Vancouver has the least affordable housing


Friday, May 19th, 2006

Derrick Penner
Sun

Tyler Bartlett is searching for apartments in the $250,000 range. Photograph by : Vancouver Sun

Sawmill supervisor Tyler Bartlett has personal experience with the dwindling affordability in Greater Vancouver’s housing market.

Bartlett, 21 and a recent graduate of B.C. Institute of Technology, started looking at real estate in November. He’s already reduced his expectations from a house or townhouse in Burnaby to condominiums in Surrey or Coquitlam.

He dropped out of the market for a couple of months to watch interest rates, but then jumped in again, only to be beaten out in two successive bidding wars on homes priced in the $300,000 range.

“How are people affording housing today?” Bartlett asked. “That’s [the] biggest question I talk about with my friends. I have no idea how anybody in the Lower Mainland is affording the homes that they are.”

Derek Holt, assistant chief economist for RBC Financial, whose index report said B.C. recorded the worst deterioration of affordability in Canada in the first quarter of 2006, said the rising cost of home ownership, including mortgage payments, prices and taxes, outstripped income growth for the second quarter in a row.

Holt said dramatically rising prices, combined with rising mortgage rates, were the biggest culprits.

He added B.C. and Alberta surprised forecasters because price appreciation in these provinces remained at double-digit rates in the first quarter, which he characterized as “unsustainable” over the year.

“Over long periods of time, house prices should probably not stray too far from annual income growth,” Holt said.

He added it is becoming a “less forgiving environment” to adjust mortgages in ways that will allow buyers to carry large principals.

The RBC housing index measures affordability as a percentage of pre-tax income required to carry the costs of owning a home including mortgage payments and taxes.

RBC’s index report said B.C. affordability measures lie “at or near their highest points on record in every class except for condos.”

The bank’s index found that affordability declined across the country during the winter.

Among major cities, the least affordable was Vancouver, where the carrying costs of a bungalow amounted to 64.4 per cent, or nearly two-thirds of the average income, followed by Toronto at 41.7 per cent, Calgary at 32.7, Montreal at 34.9 and Ottawa at 28.9 per cent.

In Greater Vancouver, the affordability index score for detached bungalows was a 10.9-per-cent increase from the fourth quarter of 2005. The score on two-storey homes was up 7.5 per cent to 69.57.

The scores for townhouses and condominiums were much lower at 47.54 per cent and 32.69 per cent respectively but still up 7.9 per cent on townhouses and 9.8 per cent on condominiums.

“It still says that for most people that [two-storey-house] segment is out of reach,” Holt added

“It’s only relatively well off people, over $100,000 a year in income who can afford to play in that market.”
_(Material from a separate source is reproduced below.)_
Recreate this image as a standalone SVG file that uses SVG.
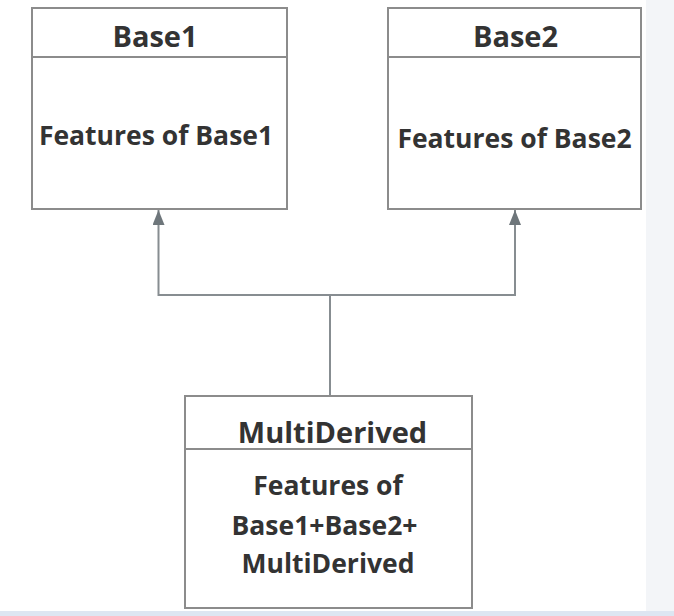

The RBC affordability index is just the latest comment on the financial pressure being put on buyers in the market.

TD Bank, for the past year, has warned that price increases that are outpacing income growth make Greater Vancouver the most bubble-like real estate market in the country.

Canada Mortgage and Housing Corp. analyst Cameron Muir said he wasn’t surprised Vancouver’s unafordability scores crept up.

He added that he is still predicting that 2006 will be the last year of double-digit housing price increases.

“By 2007, we’re going to see [unaffordability] reach a point where it begins to have an impact on demand,” Muir said.

Tsur Somerville, director of the centre for urban economics at the University of B.C.’s Sauder School of Business, said Vancouver’s real estate market will eventually hit a correction, but it is difficult to point to any one statistic, such as RBC’s affordability index, as evidence that the correction is about to occur.

“People find things to do,” Somerville said, such as put basement suites into their homes to rent out and lower the carrying costs of their mortgages.

“We have a lot more of that [in Vancouver] than they do in Toronto or Calgary. It’s one of the ways people have adapted.”

Bartlett has now hired realtor Rob Boyes, with Royal LePage Coronation West Realty, and is searching for apartments in the $250,000 range.

“For a person starting out with virtually no assets, [and can] maybe come up with about 10-per-cent down, you can’t touch the housing market,” Bartlett said. “It’s gone for me.”